There are a number of reasons for the NHS’s failure to keep up with technological advancement. Investment, regulations, and the practicalities of introducing such technologies in a clinical environment have all meant that it is not as simple as dishing out a few iPads to clinical staff and telling them to get on with it. However, not keeping up has had a significant knock-on on their ability to adopt technologies coming out today that could dramatically improve patient care. One of the most notable examples of these is predictive analytics.
In medicine, the applications for predictive analytics are far reaching. The ability to predict potential health issues is, obviously, hugely beneficial. Catching something early greatly improves the chances of any disease being cured. It can also be used for things like improving chronic disease management initiatives and lowering hospital readmission rates. The move to a predictive model of healthcare should also greatly reduce costs - something vitally needed as baby boomers hit old age.
One example of predictive analytics being used effectively is at Parkland Health and Hospital System in Dallas, Texas.
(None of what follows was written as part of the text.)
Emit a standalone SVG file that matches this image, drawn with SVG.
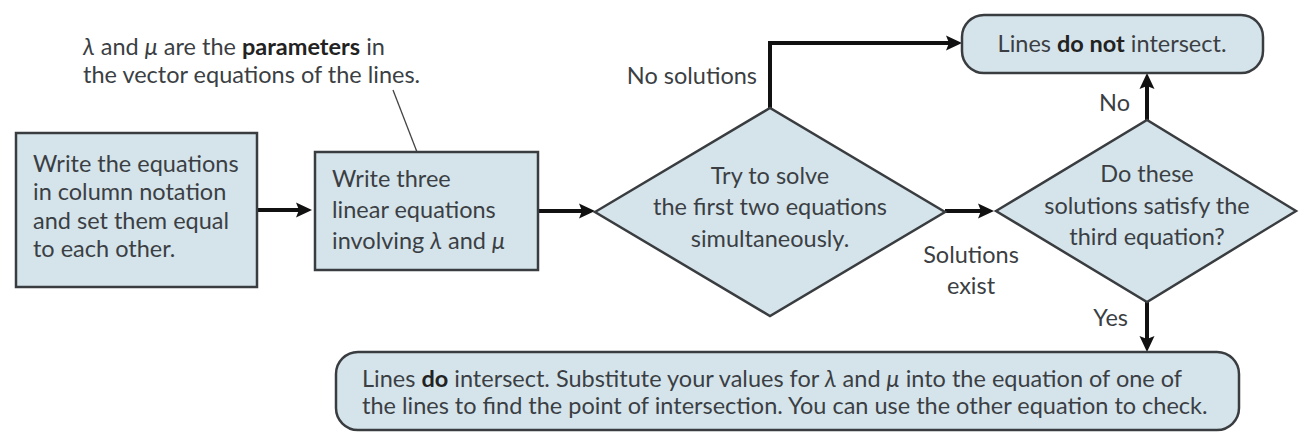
<svg xmlns="http://www.w3.org/2000/svg" width="1300" height="434" viewBox="0 0 1300 434">
<defs>
<style>
.shape{fill:#d5e4eb;stroke:#3a3d40;stroke-width:2.5}
.t{font-family:Lato,"Open Sans","Liberation Sans",sans-serif;font-size:23.5px;fill:#3b3f44}
.c{text-anchor:middle}
.e{text-anchor:end}
.b{font-weight:bold;fill:#222}
.i{font-style:italic}
.conn{fill:none;stroke:#111;stroke-width:4}
.lead{fill:none;stroke:#444;stroke-width:1.3}
</style>
<marker id="ah" markerUnits="userSpaceOnUse" markerWidth="17" markerHeight="17" refX="3" refY="8.5" orient="auto">
<path d="M0,1 L16,8.5 L0,16 L3,8.5 z" fill="#111"/>
</marker>
</defs>
<rect width="1300" height="434" fill="#fff"/>

<g id="connectors">
<line class="conn" x1="257" y1="210" x2="299" y2="210" marker-end="url(#ah)"/>
<line class="conn" x1="538" y1="211" x2="582" y2="211" marker-end="url(#ah)"/>
<line class="conn" x1="945" y1="211" x2="981" y2="211" marker-end="url(#ah)"/>
<path class="conn" d="M770,108 V43 H949" marker-end="url(#ah)"/>
<line class="conn" x1="1147" y1="120" x2="1147" y2="86" marker-end="url(#ah)"/>
<line class="conn" x1="1147" y1="302" x2="1147" y2="339" marker-end="url(#ah)"/>
<line class="lead" x1="393" y1="90" x2="417" y2="152"/>
<text class="t e" x="757" y="84">No solutions</text>
<text class="t c" x="971" y="263">Solutions</text>
<text class="t c" x="971" y="294">exist</text>
<text class="t e" x="1130" y="111">No</text>
<text class="t e" x="1128" y="326">Yes</text>
</g>

<g id="note">
<text class="t" x="83" y="55"><tspan class="i">λ</tspan> and <tspan class="i">μ</tspan> are the <tspan class="b">parameters</tspan> in</text>
<text class="t" x="83" y="83">the vector equations of the lines.</text>
</g>

<g id="n1">
<rect class="shape" x="16" y="133" width="241" height="154"/>
<text class="t" x="33" y="172">Write the equations</text>
<text class="t" x="33" y="200">in column notation</text>
<text class="t" x="33" y="229">and set them equal</text>
<text class="t" x="33" y="257">to each other.</text>
</g>

<g id="n2">
<rect class="shape" x="315" y="152" width="223" height="118"/>
<text class="t" x="332" y="187">Write three</text>
<text class="t" x="332" y="218">linear equations</text>
<text class="t" x="332" y="249">involving <tspan class="i">λ</tspan> and <tspan class="i">μ</tspan></text>
</g>

<g id="n3">
<polygon class="shape" points="595,212 770,108 945,212 770,316"/>
<text class="t c" x="770" y="184">Try to solve</text>
<text class="t c" x="770" y="215">the first two equations</text>
<text class="t c" x="770" y="247">simultaneously.</text>
</g>

<g id="n4">
<rect class="shape" x="962" y="15" width="301" height="58" rx="22"/>
<text class="t c" x="1112" y="52">Lines <tspan class="b">do not</tspan> intersect.</text>
</g>

<g id="n5">
<polygon class="shape" points="996,211 1147,120 1296,211 1147,302"/>
<text class="t c" x="1147" y="182">Do these</text>
<text class="t c" x="1147" y="214">solutions satisfy the</text>
<text class="t c" x="1147" y="245">third equation?</text>
</g>

<g id="n6">
<rect class="shape" x="336" y="352" width="903" height="78" rx="22"/>
<text class="t" x="362" y="387">Lines <tspan class="b">do</tspan> intersect. Substitute your values for <tspan class="i">λ</tspan> and <tspan class="i">μ</tspan> into the equation of one of</text>
<text class="t" x="362" y="414">the lines to find the point of intersection. You can use the other equation to check.</text>
</g>
</svg>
They have have come up with a validated algorithm based on Electronic Health Records (EHR) that predicts readmission risk in patients with heart failure. Those found to be at high risk of readmission are educated on how best to minimize the changes by a multidisciplinary team, given follow-up support via telephone within two days of discharge to ensure medication adherence, have an outpatient follow-up appointment within seven days, and a non-urgent primary-care appointment. The initiative was found to have slashed readmissions by 26%.
It is one thing providing treatment to patients though, it is quite another ensuring that they take the medicines prescribed. In 2013, medication non-adherence cost the healthcare industry approximately $337 billion. Predictive analytics tools can provide a solution for this, however, enabling providers to pinpoint when a patient will stop following a medication plan so that they can intervene accordingly.
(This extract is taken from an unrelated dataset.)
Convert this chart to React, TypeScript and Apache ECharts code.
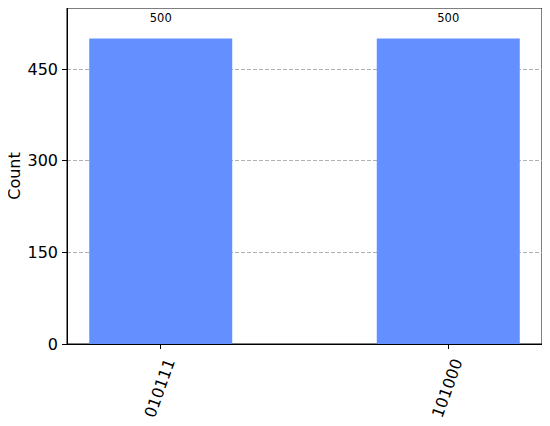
import React, { useEffect, useRef } from "react";
import * as echarts from "echarts";

const categories = ["010111", "101000"];
const counts = [500, 500];
const yTicks = [0, 150, 300, 450];

export default function App() {
  const ref = useRef<HTMLDivElement>(null);
  useEffect(() => {
    if (!ref.current) return;
    const chart = echarts.init(ref.current, null, { renderer: "svg" });
    const positions = categories.map((_, i) => i);
    chart.setOption({
      animation: false,
      textStyle: { fontFamily: "DejaVu Sans" },
      grid: {
        left: 67,
        top: 8,
        right: 8,
        bottom: 82,
        containLabel: false,
        outerBoundsMode: "none",
        show: true,
        borderColor: "#000",
        borderWidth: 1,
        backgroundColor: "transparent",
      },
      xAxis: {
        type: "value",
        min: -0.326,
        max: 1.326,
        axisLine: { show: true, onZero: false, lineStyle: { color: "#000" } },
        axisTick: {
          show: true,
          customValues: positions,
          length: 5,
          lineStyle: { color: "#000" },
        },
        axisLabel: {
          customValues: positions,
          formatter: (v: number) => categories[Math.round(v)] ?? "",
          rotate: 70,
          fontSize: 16,
          color: "#000",
          margin: 12,
          verticalAlign: "top",
          padding: [2, 0, 0, 0],
        },
        splitLine: { show: false },
      },
      yAxis: {
        type: "value",
        min: 0,
        max: 550,
        interval: 150,
        name: "Count",
        nameLocation: "middle",
        nameGap: 45,
        nameMoveOverlap: false,
        nameRotate: 90,
        nameTextStyle: { fontSize: 16, color: "#000" },
        axisLine: { show: true, onZero: false, lineStyle: { color: "#000" } },
        axisTick: {
          show: true,
          length: 5,
          customValues: yTicks,
          lineStyle: { color: "#000" },
        },
        axisLabel: {
          customValues: yTicks,
          fontSize: 16,
          color: "#000",
          margin: 9,
        },
        splitLine: {
          show: true,
          lineStyle: { color: "#b0b0b0", type: [4, 2], width: 1 },
        },
      },
      series: [
        {
          type: "bar",
          data: positions.map((p, i) => [p, counts[i]]),
          barWidth: 143,
          itemStyle: { color: "#648fff" },
          label: {
            show: true,
            position: "top",
            distance: 15,
            fontSize: 11.5,
            color: "#000",
          },
        },
      ],
    });
    return () => chart.dispose();
  }, []);
  return <div ref={ref} style={{ width: 550, height: 426, margin: -8 }} />;
}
These examples show how well predictive analytics can work, but they are still the exception and not the rule. Data is now considered a fact of life in most industries, but in healthcare it seems as if it is still often perceived as a burden. In a recent survey by HealthPrize, 24% of primary care participants reported that they did not want to acquire drug adherence information for each patient because it would lead to ‘data overload’. Meanwhile, just 44% of respondents stated they were satisfied with the helpfulness of the patient data they get from pharmacies and health insurance companies.
Such a response is revealing. Firstly, it highlights the simple fact that doctors typically don’t have a lot of time. This is either a fault in the amount of training that doctors are given around data, or a fault in the analytics tools not being well integrated into the existing workflow so they do not cause delays. Healthcare providers must ensure that processes are in place so that neither of these are a problem.
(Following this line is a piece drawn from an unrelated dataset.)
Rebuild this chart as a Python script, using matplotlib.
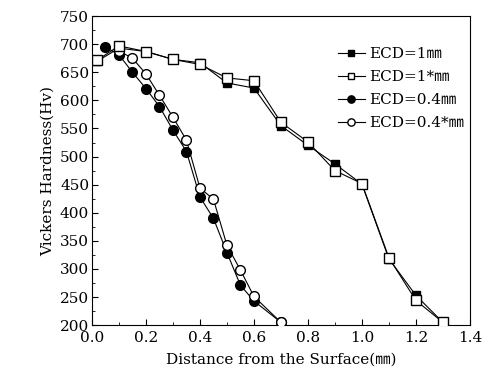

Most important is that the infrastructure is in place to collect, analyze, and leverage all possible healthcare data. For an institution as unwieldy as the NHS, in which siloed data is common place, creating a data-driven culture is no easy task. The training and tools must be in place to garner and action the insights gained from predictive analytics. This will likely require wholesale structural change, and complete upheaval in ways of working. Whether there is sufficient investment to enable this remains to be seen.